Ils reçoivent le sacrement chrétien du baptême
– qui est triple au même jour dans certaines Eglises d’Orient
[chrismation ou confirmation donc le Don du Saint–Esprit]. Les
Orthodoxes donnent habituellement la Communion le même jour. Quoiqu’il
en soit, une personne qui n’a pas été baptisée n’est pas chrétienne.

Comme pour tout ce qui concerne l’identité,
les choses ne sont pas si simples ni évidentes. En Israël, la première
question est sur l’appartenance religieuse qui est l’identité de chacun.
Ca peut irriter, en tout, c’est essentiel. Jésus a posé une question à
ses disciples [six jours avant la fête des Tentes/Souccot] : « Et vous qui dites-vous que je suis »
(Matthieu 10, 10). Même interrogation sur l’identité, ce qui
EST. C’était six jours avant les Tentes, donc, au Jour du Grand Pardon.
Le christianisme n’est pas national,
linguistique, racial. Il n’y a pas d’ADN dans la foi chrétienne.
Personne ne se choisit dans l’Eglise.

Pour être chrétien, il faut être appelé et
reconnu comme tel par l’Eglise. Là, les choses peuvent paraÎtre plus
compliquées, parce qu’en Israël, les Chrétiens sont avant tout perçus
selon une identité nationale : grec, arabe, russe, et tant d’autres…
dont les premières Eglises arménienne, copte, éthiopienne des premiers
temps.

L’identité chrétienne s’exprime dans la foi.
Dans des sociétés qui s’opposent entre sécularisation/foi,
hédonisme/altruisme, espoir/désespoir, vérité/mensonge et doute, les
choses ne sont jamais évidentes – dans aucune religion.

Il y a des Chrétiens de toute langue, peuple,
nation, race (Apocalypse 5,9/7,9). Ils sont membres de l’Eglise =
ekklesia (Εκκλησία), ecclesia en latin qui veut dire « être appelé »,
par par soi, mais par Dieu. Ainsi, « Synagogue/Συναγωγή = « être appelé
ensemble » et correspond à l’hébreu « Qahal, qehilah/קהל-קהילה =
communauté ».

Pour le judaïsme, cet appel est très fortement
souligné dans la portion biblique de ce dernier Chabbat 5774 comme
« Haq’hèl/הקהל = Rassemble, appelle en une communauté »
(Devarim/Deutéronome 31, 12).A chaque époque, en tout lieu, rien n’est
fixé, statique, mais en mouvement vers le déploiement.
Cela dépasse chacune de nos générations, bien
au-delà des choix ou des tragédies de l’histoire.

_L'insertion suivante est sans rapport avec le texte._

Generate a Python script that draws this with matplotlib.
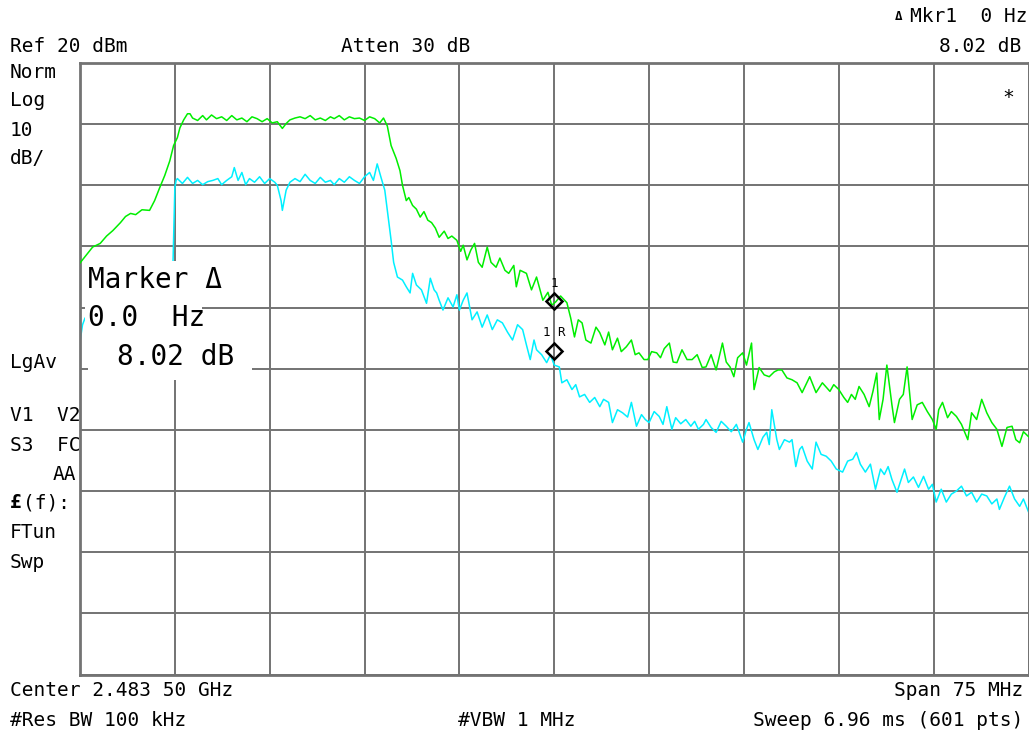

Récemment, les Turcs
ont accepté que des Arméniens, devenus musulmans par force en 1915,
retournent à la foi chrétienne.

Pour l’Eglise, les croyants vivent aussi dans
cet appel à l’unité. C’est la raison pour laquelle beaucoup ont lancé et
poursuivent le dialogue inter-religieux.

Dans la foi et l’unité religieuse, chaque groupe n’a de sens que dans la mesure où il confirme et vient en soutien de l’unité.

C’est bien, parce que l’automne, c’est un temps pour la pluie, donc beaucoup de bénédictions pour tous.